Harris, Robert J. ; traduit de l’anglais par Natalie Zimmermann
Science-fiction
Paris : Belfond, 2021, 352 pages, 21 €
🙂 Mise en garde
Ce qui est le plus remarquable dans ce roman, c’est son début. C’est un livre que l’on achète parce qu’il semble être fait de péripéties religieuses se déroulant dans une période post Moyen Âge tardif en Angleterre. Une fois que vous êtes confortablement assis, les premières pages semblent le confirmer … jusqu’à la page 33. Et là, tout chavire. Votre cerveau comprend enfin pourquoi quelques termes l’ont déstabilisé et dans quoi il est réellement entraîné : un récit post apocalyptique. De la science-fiction, en clair. Avec, en toile de fond, l’effondrement d’une civilisation moderne sur-digitalisée.
Le retour de l’Inquisition
On suit donc les tribulations du Père Christopher Fairfax dans une société frustre, peu développée, pas si éloignée que ça des conditions de vie qui caractérisaient le millésime 1464 dans la vraie histoire de l’humanité. Le tout est sévèrement régenté par une théocratie agressive, restrictive et paranoïaque qui n’a de cesse de traquer tout qui s’écarte des règles édictées. D’ailleurs, l’Inquisition est de retour … Le simple fait de posséder un artéfact des temps honnis est passible des pires châtiments. Envoyé dans un village isolé du bout de l’Angleterre pour célébrer les funérailles du père Lacy, Fairfax découvre que le contexte est beaucoup plus dangereux que prévu. Indubitablement, le père Lacy pouvait être catalogué « hérétique ». Le roman s’engage alors dans le récit de ses investigations et des effets que tout ce remue-ménage va provoquer.
Une excellente idée qui part en capilotade
Annoncé comme cela, le livre est très prometteur et le reste pendant son premier tiers. Et puis, il ne décolle pas.
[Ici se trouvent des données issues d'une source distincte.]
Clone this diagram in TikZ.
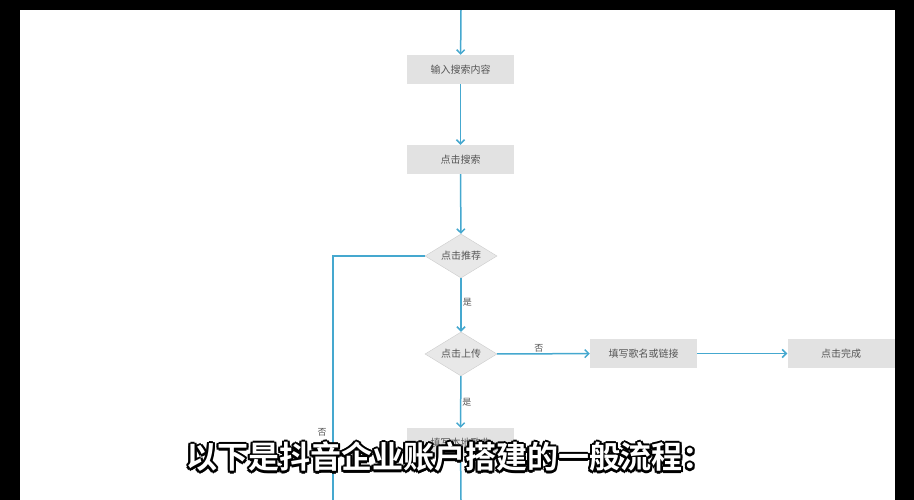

Le style est inexplicablement quelconque, l’histoire convenue et prévisible et les scènes parfois à la limite de la littérature pour adolescents. C’est plat, plutôt ennuyeux et seule l’envie de connaître le dénouement donne le courage d’aller au bout de l’aventure. L’auteur revient à une forme plus mature et autrement mieux torchée dans les quatre derniers chapitres … pour nous abandonner dans un final tronqué. La seule explication étant qu’une suite a été programmée. Sinon, on peut penser qu’il se débarrasse de son récit, lui-même pas du tout convaincu par ce qui a précédé.
« Le second sommeil » est l’exemple typique de l’excellente idée qui part en capilotade. Ce n’est en tout cas pas lui qui détrônera le chef-d’œuvre de Walter M. Miller, « Un cantique pour Leibowitz » (1960), basé sur la même thématique. Et pour ceux qui s’étonneraient que Robert Harris se risque sur les territoires de la science-fiction, rappelons qu’il est l’auteur d’un remarquable roman uchronique : « Fatherland » (1992). Dommage.